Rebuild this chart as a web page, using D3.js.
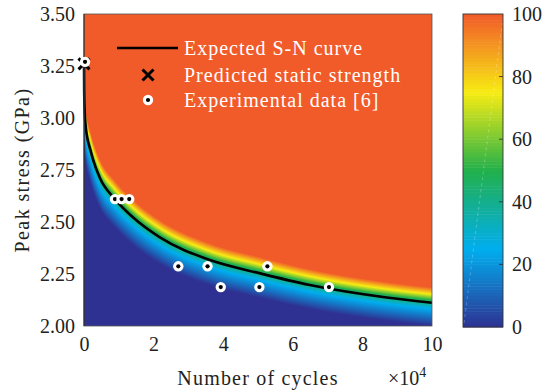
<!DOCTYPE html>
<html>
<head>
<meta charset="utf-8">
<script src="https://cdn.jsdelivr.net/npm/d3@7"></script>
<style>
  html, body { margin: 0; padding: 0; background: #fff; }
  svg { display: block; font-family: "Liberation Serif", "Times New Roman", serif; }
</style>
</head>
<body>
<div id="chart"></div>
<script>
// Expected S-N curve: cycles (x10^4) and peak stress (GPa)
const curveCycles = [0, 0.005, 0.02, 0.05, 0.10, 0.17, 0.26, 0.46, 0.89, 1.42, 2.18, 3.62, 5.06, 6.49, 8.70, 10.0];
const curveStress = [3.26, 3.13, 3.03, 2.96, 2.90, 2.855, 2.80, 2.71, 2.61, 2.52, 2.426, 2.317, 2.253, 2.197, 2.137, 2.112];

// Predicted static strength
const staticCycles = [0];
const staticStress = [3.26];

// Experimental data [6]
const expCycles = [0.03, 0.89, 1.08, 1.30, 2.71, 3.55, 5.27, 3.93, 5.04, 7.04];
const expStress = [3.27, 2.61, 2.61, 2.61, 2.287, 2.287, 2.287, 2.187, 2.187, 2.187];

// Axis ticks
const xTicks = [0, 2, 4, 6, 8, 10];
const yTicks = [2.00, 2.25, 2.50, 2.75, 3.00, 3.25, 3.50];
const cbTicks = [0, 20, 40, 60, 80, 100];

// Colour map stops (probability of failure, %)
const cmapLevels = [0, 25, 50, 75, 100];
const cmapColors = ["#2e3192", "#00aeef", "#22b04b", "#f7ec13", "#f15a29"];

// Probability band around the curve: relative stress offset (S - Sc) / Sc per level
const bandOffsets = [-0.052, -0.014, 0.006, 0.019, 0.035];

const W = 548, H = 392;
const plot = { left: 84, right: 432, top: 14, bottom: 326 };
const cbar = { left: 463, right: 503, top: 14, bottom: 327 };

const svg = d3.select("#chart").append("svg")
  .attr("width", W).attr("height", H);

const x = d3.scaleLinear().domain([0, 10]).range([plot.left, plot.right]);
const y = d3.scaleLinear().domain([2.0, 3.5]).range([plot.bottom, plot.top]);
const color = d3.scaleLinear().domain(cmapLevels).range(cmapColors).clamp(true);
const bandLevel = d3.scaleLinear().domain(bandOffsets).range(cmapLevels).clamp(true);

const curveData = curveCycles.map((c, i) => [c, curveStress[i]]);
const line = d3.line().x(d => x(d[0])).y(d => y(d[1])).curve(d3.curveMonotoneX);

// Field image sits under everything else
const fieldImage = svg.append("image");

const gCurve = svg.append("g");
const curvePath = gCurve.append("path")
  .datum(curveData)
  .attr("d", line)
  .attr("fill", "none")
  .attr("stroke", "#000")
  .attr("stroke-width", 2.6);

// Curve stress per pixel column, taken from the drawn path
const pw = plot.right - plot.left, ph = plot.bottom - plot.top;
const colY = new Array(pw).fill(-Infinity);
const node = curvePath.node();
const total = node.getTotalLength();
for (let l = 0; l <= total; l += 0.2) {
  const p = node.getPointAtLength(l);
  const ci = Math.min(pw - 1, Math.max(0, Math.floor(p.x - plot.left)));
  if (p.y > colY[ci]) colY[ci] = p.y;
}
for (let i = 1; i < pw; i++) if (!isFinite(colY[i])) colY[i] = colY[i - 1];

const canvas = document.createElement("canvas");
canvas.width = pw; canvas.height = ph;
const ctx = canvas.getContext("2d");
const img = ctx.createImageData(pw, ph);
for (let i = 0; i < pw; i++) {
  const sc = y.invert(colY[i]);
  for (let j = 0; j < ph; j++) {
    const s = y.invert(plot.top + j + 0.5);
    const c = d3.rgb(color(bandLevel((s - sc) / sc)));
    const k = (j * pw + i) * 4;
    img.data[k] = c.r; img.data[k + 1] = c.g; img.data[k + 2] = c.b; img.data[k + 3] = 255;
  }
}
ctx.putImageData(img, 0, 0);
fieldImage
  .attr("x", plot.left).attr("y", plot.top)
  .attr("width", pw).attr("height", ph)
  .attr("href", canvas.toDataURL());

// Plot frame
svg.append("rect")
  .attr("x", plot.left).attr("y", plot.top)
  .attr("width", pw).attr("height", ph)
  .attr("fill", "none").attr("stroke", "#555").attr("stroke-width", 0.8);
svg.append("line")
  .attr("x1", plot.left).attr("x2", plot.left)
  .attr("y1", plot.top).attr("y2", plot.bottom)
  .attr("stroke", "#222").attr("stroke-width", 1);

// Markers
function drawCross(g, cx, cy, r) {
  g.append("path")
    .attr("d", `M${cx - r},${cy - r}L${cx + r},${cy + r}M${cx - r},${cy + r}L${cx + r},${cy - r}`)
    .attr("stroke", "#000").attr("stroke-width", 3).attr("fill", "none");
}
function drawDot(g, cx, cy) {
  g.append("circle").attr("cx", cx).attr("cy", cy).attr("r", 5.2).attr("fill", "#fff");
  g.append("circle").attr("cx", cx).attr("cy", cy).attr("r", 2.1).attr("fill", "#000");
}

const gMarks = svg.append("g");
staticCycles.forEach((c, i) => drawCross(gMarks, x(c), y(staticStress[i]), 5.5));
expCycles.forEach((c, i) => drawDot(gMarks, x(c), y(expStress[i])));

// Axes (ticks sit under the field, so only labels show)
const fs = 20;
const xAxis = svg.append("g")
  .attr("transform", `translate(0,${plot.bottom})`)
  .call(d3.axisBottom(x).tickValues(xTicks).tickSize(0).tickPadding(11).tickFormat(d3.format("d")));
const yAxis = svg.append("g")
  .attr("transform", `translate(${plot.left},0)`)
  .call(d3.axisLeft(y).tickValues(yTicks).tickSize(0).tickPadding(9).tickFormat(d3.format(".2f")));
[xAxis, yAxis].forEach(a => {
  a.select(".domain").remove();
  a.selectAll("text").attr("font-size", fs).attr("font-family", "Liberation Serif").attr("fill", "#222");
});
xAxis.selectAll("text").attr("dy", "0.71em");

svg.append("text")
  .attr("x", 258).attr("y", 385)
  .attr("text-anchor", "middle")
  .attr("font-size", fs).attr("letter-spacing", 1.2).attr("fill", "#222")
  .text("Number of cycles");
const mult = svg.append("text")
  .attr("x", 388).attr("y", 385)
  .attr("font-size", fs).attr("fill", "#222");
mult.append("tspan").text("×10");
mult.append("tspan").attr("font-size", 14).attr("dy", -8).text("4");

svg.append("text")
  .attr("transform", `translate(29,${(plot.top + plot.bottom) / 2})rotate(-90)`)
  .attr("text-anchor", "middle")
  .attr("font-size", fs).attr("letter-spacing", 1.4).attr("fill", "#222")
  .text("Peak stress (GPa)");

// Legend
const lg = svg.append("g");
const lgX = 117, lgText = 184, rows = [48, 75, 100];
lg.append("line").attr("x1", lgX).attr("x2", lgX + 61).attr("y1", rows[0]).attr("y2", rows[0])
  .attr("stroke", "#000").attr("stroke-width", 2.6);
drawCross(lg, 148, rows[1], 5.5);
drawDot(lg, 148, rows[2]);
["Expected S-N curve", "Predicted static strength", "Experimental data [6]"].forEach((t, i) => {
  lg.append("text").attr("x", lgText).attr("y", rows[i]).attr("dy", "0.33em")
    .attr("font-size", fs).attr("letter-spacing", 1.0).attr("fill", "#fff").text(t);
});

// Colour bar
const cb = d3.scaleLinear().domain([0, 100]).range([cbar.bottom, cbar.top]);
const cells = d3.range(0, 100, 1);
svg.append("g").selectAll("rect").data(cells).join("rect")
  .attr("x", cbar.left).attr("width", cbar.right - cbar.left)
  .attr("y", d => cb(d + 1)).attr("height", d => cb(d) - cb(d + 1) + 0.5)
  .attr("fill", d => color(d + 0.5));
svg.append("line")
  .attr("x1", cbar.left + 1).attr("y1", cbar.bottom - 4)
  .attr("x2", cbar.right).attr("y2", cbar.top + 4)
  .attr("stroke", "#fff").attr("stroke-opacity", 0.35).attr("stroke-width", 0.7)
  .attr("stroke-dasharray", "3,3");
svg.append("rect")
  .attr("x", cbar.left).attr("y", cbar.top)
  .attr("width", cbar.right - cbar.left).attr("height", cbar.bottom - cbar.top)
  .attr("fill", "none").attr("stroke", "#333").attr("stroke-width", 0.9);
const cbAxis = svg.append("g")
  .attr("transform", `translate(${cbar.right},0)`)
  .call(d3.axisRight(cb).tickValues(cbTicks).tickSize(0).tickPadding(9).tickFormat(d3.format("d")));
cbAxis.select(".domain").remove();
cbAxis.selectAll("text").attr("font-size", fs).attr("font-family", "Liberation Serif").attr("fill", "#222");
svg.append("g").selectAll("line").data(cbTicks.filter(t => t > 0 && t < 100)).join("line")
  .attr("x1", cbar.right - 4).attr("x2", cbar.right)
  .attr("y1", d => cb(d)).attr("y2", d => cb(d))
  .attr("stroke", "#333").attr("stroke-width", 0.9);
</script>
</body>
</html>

▶ _TASK_:
Please take the lines from the beginning of the data above through the line holding "2.187, 2.187, 2.187];" and transcribe them exactly, without any pictures.

▶ _RESULT OF THE EXERCISE_:
Rebuild this chart as a web page, using D3.js.
<!DOCTYPE html>
<html>
<head>
<meta charset="utf-8">
<script src="https://cdn.jsdelivr.net/npm/d3@7"></script>
<style>
  html, body { margin: 0; padding: 0; background: #fff; }
  svg { display: block; font-family: "Liberation Serif", "Times New Roman", serif; }
</style>
</head>
<body>
<div id="chart"></div>
<script>
// Expected S-N curve: cycles (x10^4) and peak stress (GPa)
const curveCycles = [0, 0.005, 0.02, 0.05, 0.10, 0.17, 0.26, 0.46, 0.89, 1.42, 2.18, 3.62, 5.06, 6.49, 8.70, 10.0];
const curveStress = [3.26, 3.13, 3.03, 2.96, 2.90, 2.855, 2.80, 2.71, 2.61, 2.52, 2.426, 2.317, 2.253, 2.197, 2.137, 2.112];

// Predicted static strength
const staticCycles = [0];
const staticStress = [3.26];

// Experimental data [6]
const expCycles = [0.03, 0.89, 1.08, 1.30, 2.71, 3.55, 5.27, 3.93, 5.04, 7.04];
const expStress = [3.27, 2.61, 2.61, 2.61, 2.287, 2.287, 2.287, 2.187, 2.187, 2.187];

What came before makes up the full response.